We all make mistakes.
Some years ago when I started to work for my current company I had a internal role clearing TV advertising for the UK market. Adverts on UK TV have to be worked in the context of the codes issued by the Advertising Standards Authority (www.asa.org.uk ). The ASA is a self regulatory body set up and paid for by the advertising industry but with an independent remit; a glance at their website of their weekly adjudications – issued on Wednesdays, any advertising related stories always come out in the press on Wednesdays, in poor news weeks, just as science stories come out Thursday, coinciding with the publication of New Scientist, which always amuses me – will tell you they can be quite aggressive in their adjudications (and rightly so).
One part of their code relates to my product category at the time which was hair. According to the ASA CAP code you cannot have a cosmetic product that claims to improve the health of hair. Healthy looking is OK, as this refers to the real effects of conditioners – smoothness, softness, shine, protection from damage – which are the marks of what we believe hair in good condition should look and feel like. Anyway, healthy hair is out. Looking is in.
So it is late on a Friday and on of the marketing people come past with a storyboard for approval.
‘It’s the same one you looked at earlier in the week. Just a few changes – ‘and he points to the changes. I look at changes. They are not important from my point of view, so I approve it and take a copy for the files.
Come Monday morning and I happen to glance at the storyboard before putting it away and forgetting about it. Of course, as well as the changes he had brought to my attention he had also deleted all the references to “looking”.
My heart sinks. It was my error – he might have deliberately deceived me (OK, most people I know in marketing are better than this, but there are idiots as well as there are in any profession) but it was my mistake not to check properly.
Now this was a relatively minor mistake, but it dominated my life for several days as I bothered, shouted at and cajoled people to get it fixed – they had of course filmed and recorded the advert over the weekend so to make changes means substantial additional costs.
More than having to fix it though was the personal shame of having made such an obvious and avoidable mistake and the worry about what it might mean for future employment prospects.
Of course in this case it meant nothing at all. As it happens, I was able to get it fixed, but even if it hadn’t these things are transitory and soon forgotten in most cases. But I was made to think of this again this weekend after a conversation about a similar minor error that was causing an undue amount of stress to a friend.
None of us like to make mistakes but we all do, and all the time. A lot of the time we never even realise – I am sure I made a host of minor driving errors coming to work this morning. I sometimes overcook the vegetables. I say the wrong thing at the wrong time to the wrong person. My issue is that I stress and worry about these as though they are of equal importance, when they are not. But I’m confronted every day by a culture that appears not to tolerate mistakes and I get caught up in that panic whenever something goes wrong.

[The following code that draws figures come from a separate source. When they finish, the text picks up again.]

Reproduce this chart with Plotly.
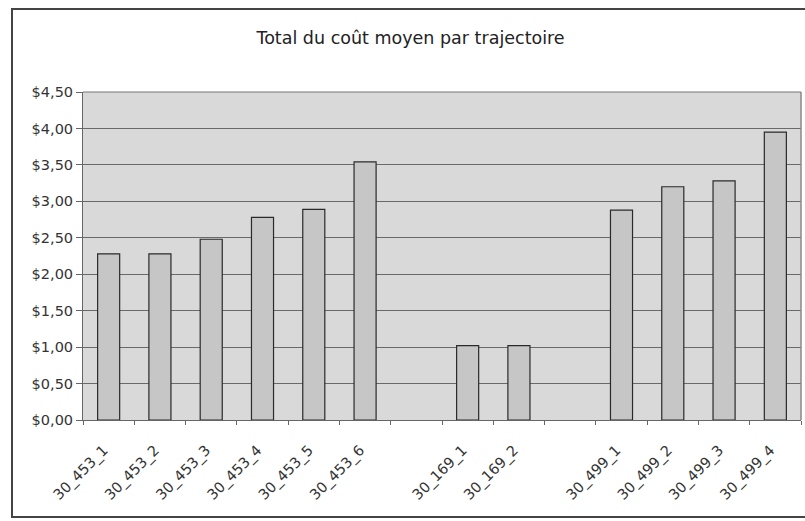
import plotly.graph_objects as go

categories = ["30_453_1", "30_453_2", "30_453_3", "30_453_4", "30_453_5", "30_453_6",
              " ", "30_169_1", "30_169_2", "  ",
              "30_499_1", "30_499_2", "30_499_3", "30_499_4"]
values = [2.28, 2.28, 2.48, 2.78, 2.89, 3.54,
          None, 1.02, 1.02, None,
          2.88, 3.20, 3.28, 3.95]
y_tickvals = [0, 0.5, 1.0, 1.5, 2.0, 2.5, 3.0, 3.5, 4.0, 4.5]
y_ticktext = ["$0,00", "$0,50", "$1,00", "$1,50", "$2,00", "$2,50",
              "$3,00", "$3,50", "$4,00", "$4,50"]
title_text = "Total du coût moyen par trajectoire"

fig = go.Figure(go.Bar(
    x=categories, y=values,
    marker=dict(color="#c6c6c6", line=dict(color="#2a2a2a", width=1.2)),
))

fig.update_layout(
    width=805, height=521,
    margin=dict(l=83, r=4, t=92, b=101),
    paper_bgcolor="white",
    plot_bgcolor="#d9d9d9",
    bargap=0.57,
    showlegend=False,
    font=dict(family="DejaVu Sans, Liberation Sans, sans-serif", color="#333333", size=13),
    title=dict(text=title_text, x=0.51, xref="container", xanchor="center",
               y=0.928, yanchor="middle",
               font=dict(size=17.5, color="#222222")),
    xaxis=dict(type="category", tickangle=-45, tickson="boundaries",
               ticks="outside", ticklen=4, tickcolor="#666666",
               showline=True, linecolor="#666666", linewidth=1,
               showgrid=False, tickfont=dict(size=14.5, color="#333333"),
               ticklabelstandoff=15, ticklabelshift=-5,
               range=[-0.5, len(categories) - 0.5]),
    yaxis=dict(range=[0, 4.5], tickvals=y_tickvals, ticktext=y_ticktext,
               ticks="outside", ticklen=6, tickcolor="#666666",
               showline=True, linecolor="#666666", linewidth=1,
               showgrid=True, gridcolor="#6a6a6a", gridwidth=1,
               zeroline=False, tickfont=dict(size=14.5, color="#333333")),
    shapes=[
        dict(type="rect", xref="paper", yref="paper",
             x0=1, x1=1, y0=0, y1=1, line=dict(color="#888888", width=1)),
        dict(type="line", xref="paper", yref="paper",
             x0=0, x1=1, y0=1, y1=1, line=dict(color="#777777", width=1)),
        dict(type="rect", xref="paper", yref="paper",
             x0=(12 - 83) / 718, x1=(807 - 83) / 718,
             y0=(420 - 517) / 328, y1=(420 - 9) / 328,
             line=dict(color="#444444", width=2), layer="below"),
    ],
)

fig.write_html("out.html")
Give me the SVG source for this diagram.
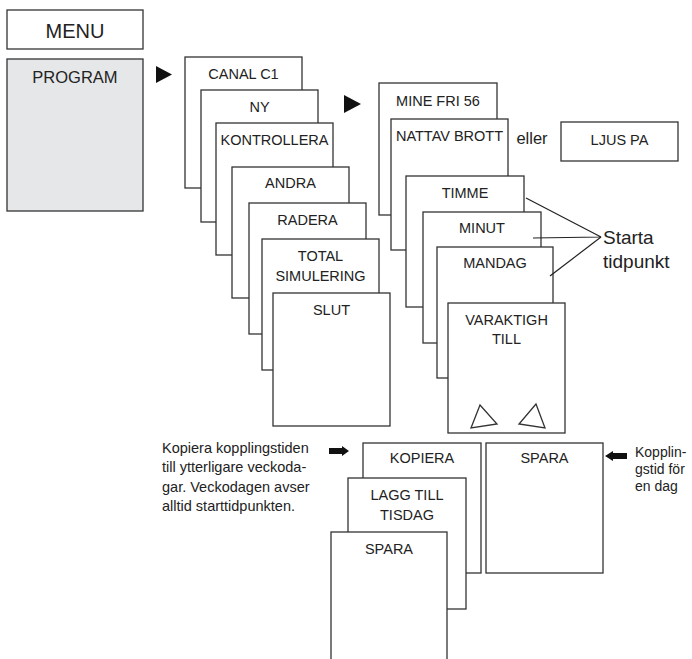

There are activities of key importance where mistakes need to be avoided if at all possible. If I’m a doctor, or a pilot or a firearms policeman I have to take special care of those professional parts of my life where a mistake can have terrible consequences – and you can add your own examples to that list. There are elements of my life that I can see, when I look at them dispassionately (on that rare occasion I can get enough control to do that!) where I can see I have to take more care than others. I’m not talking about those.
But I’d like us to calm down about the common little stuff. You cannot change the mistake, and yes you are responsible for it (goodness knows I’m not advocating the trend of not taking responsibility for anything, that I see in too many people these days already) but you can deal with the result better.
If you are lucky enough that you can fix the mistake without public embarrassment, then good for you. Don’t do it again. If you cannot, then take the hit and own up, and be positive in trying to resolve it. The one thing more likely to make things worse is to appear blasé or to be caught hiding an error. A surprising number of people react positively to a confession – because they have probably made similar (or worse) mistakes before themselves.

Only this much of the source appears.